As highlighted in our latest Global Debt Monitor, rising borrowing costs are a growing source of concern for high-debt countries that also have high exposure to climate risk (e.g. Japan, Singapore, Korea and even the US). Tackling climate change could be even more challenging and costly for some high-debt EM and low-income countries that may struggle to source international and domestic capital without sustained “easy money,”

Strong demand makes it difficult to engineer a weaker US dollar

Despite a series of Fed rate cuts this year and lingering worries over large US twin deficits, the strength of the $has been remarkable, as it hovers near all-time highs (on a trade-weighted basis). One of the important drivers of dollar appreciation has been strong overseas demand for $funding in capital markets.

Rising demand for the greenback has been particularly notable in emerging markets, where $-denominated debt has increased from $2.8 trillion in 2009 to over $6.1 trillion in mid-2019 (Chart 4). By sector, the biggest contributors to this demand have been EM non-financial corporates ($debt has more than doubled since 2009, to $2.9 trillion) and the EM financial sector ($ debt up by $1.4 trillion to $2.3 trillion). In contrast, the buildup in $debt by EM governments has been relatively limited, at just $0.4 trillion over the past decade—in part reflecting the development of local currency government bond markets.

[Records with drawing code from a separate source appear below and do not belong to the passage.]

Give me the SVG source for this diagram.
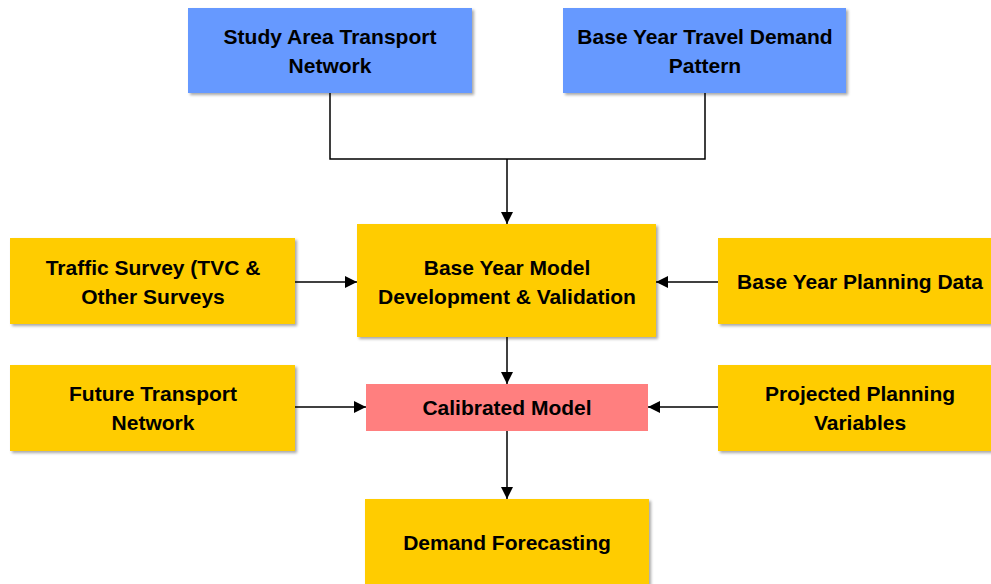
<svg xmlns="http://www.w3.org/2000/svg" width="991" height="584" viewBox="0 0 991 584">
<defs>
<filter id="sh" x="-5%" y="-5%" width="112%" height="120%">
<feGaussianBlur in="SourceAlpha" stdDeviation="1.5"/>
<feOffset dx="1.5" dy="2" result="b"/>
<feComponentTransfer><feFuncA type="linear" slope="0.35"/></feComponentTransfer>
<feMerge><feMergeNode/><feMergeNode in="SourceGraphic"/></feMerge>
</filter>
<marker id="ah" viewBox="0 0 12 12" refX="12" refY="6" markerWidth="12" markerHeight="12" markerUnits="userSpaceOnUse" orient="auto">
<path d="M0,0 L12,6 L0,12 z" fill="#000"/>
</marker>
</defs>
<style>
.blue{fill:#6699FF;filter:url(#sh)}
.yel{fill:#FFCC00;filter:url(#sh)}
.red{fill:#FF7F7F}
text{font-family:"Liberation Sans",Arial,sans-serif;font-weight:bold;font-size:21px;fill:#000;text-anchor:middle}
.c{fill:none;stroke:#000;stroke-width:1.5}
</style>
<rect width="991" height="584" fill="#fff"/>
<g id="n1"><rect class="blue" x="188" y="8" width="284" height="85"/><text x="330" y="44">Study Area Transport</text><text x="330" y="73">Network</text></g>
<g id="n2"><rect class="blue" x="563" y="8" width="283" height="85"/><text x="705" y="44">Base Year Travel Demand</text><text x="705" y="73">Pattern</text></g>
<g id="n3"><rect class="yel" x="357" y="224" width="299" height="113"/><text x="507" y="275">Base Year Model</text><text x="507" y="304">Development &amp; Validation</text></g>
<g id="n4"><rect class="yel" x="10" y="238" width="285" height="86"/><text x="153" y="275">Traffic Survey (TVC &amp;</text><text x="153" y="304">Other Surveys</text></g>
<g id="n5"><rect class="yel" x="718" y="238" width="280" height="86"/><text x="860" y="289">Base Year Planning Data</text></g>
<g id="n6"><rect class="yel" x="10" y="365" width="285" height="86"/><text x="153" y="401">Future Transport</text><text x="153" y="430">Network</text></g>
<g id="n7"><rect class="red" x="366" y="384" width="282" height="47"/><text x="507" y="415">Calibrated Model</text></g>
<g id="n8"><rect class="yel" x="718" y="365" width="280" height="86"/><text x="860" y="401">Projected Planning</text><text x="860" y="430">Variables</text></g>
<g id="n9"><rect class="yel" x="365" y="499" width="284" height="95"/><text x="507" y="550">Demand Forecasting</text></g>
<g id="connectors">
<path class="c" d="M330,93 V159 H705 V93"/>
<path class="c" d="M507,159 V224" marker-end="url(#ah)"/>
<path class="c" d="M295,282 H357" marker-end="url(#ah)"/>
<path class="c" d="M718,282 H656" marker-end="url(#ah)"/>
<path class="c" d="M507,337 V384" marker-end="url(#ah)"/>
<path class="c" d="M295,407 H366" marker-end="url(#ah)"/>
<path class="c" d="M718,407 H648" marker-end="url(#ah)"/>
<path class="c" d="M507,431 V499" marker-end="url(#ah)"/>
</g>
</svg>
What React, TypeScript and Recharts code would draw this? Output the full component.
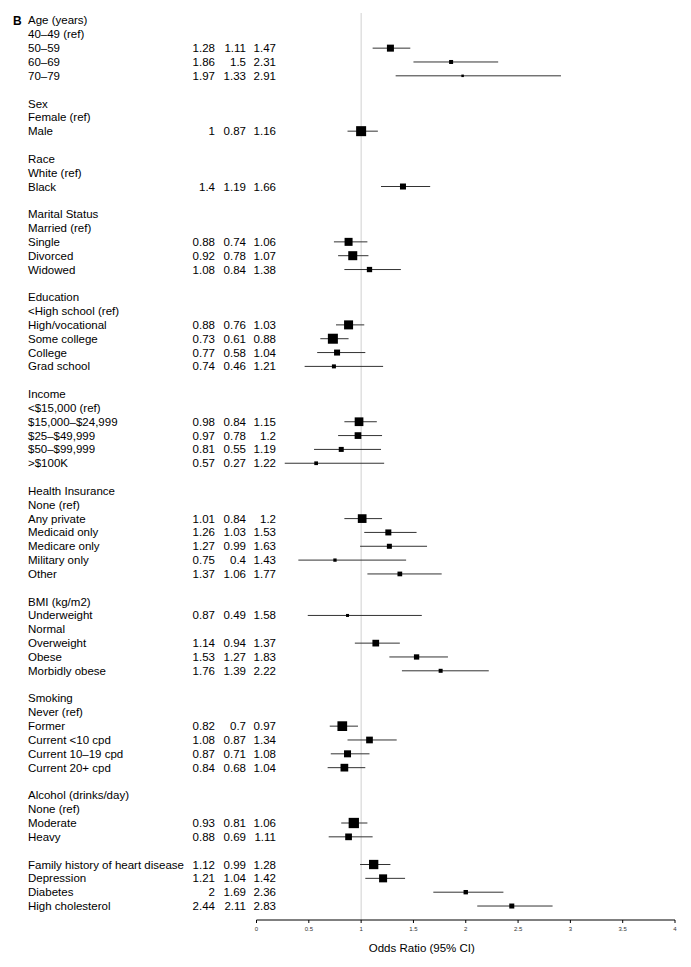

Furthermore, foreign demand for $liquidity has not been limited to EMs. According to BIS estimates, $debt incurred by non-bank borrowers in mature markets (ex-US) has grown by 80% since 2009 to a new record of over $8 trillion in Q2 2019. The $liabilities of non-US banks have risen steadily since the crisis—albeit at a slower pace than in the pre-crisis boom years (Chart 5). Japanese, Chinese and Canadian banks account for most of the increase—these liabilities have risen from below $10 trillion in 2009 to over $13.5 trillion at present.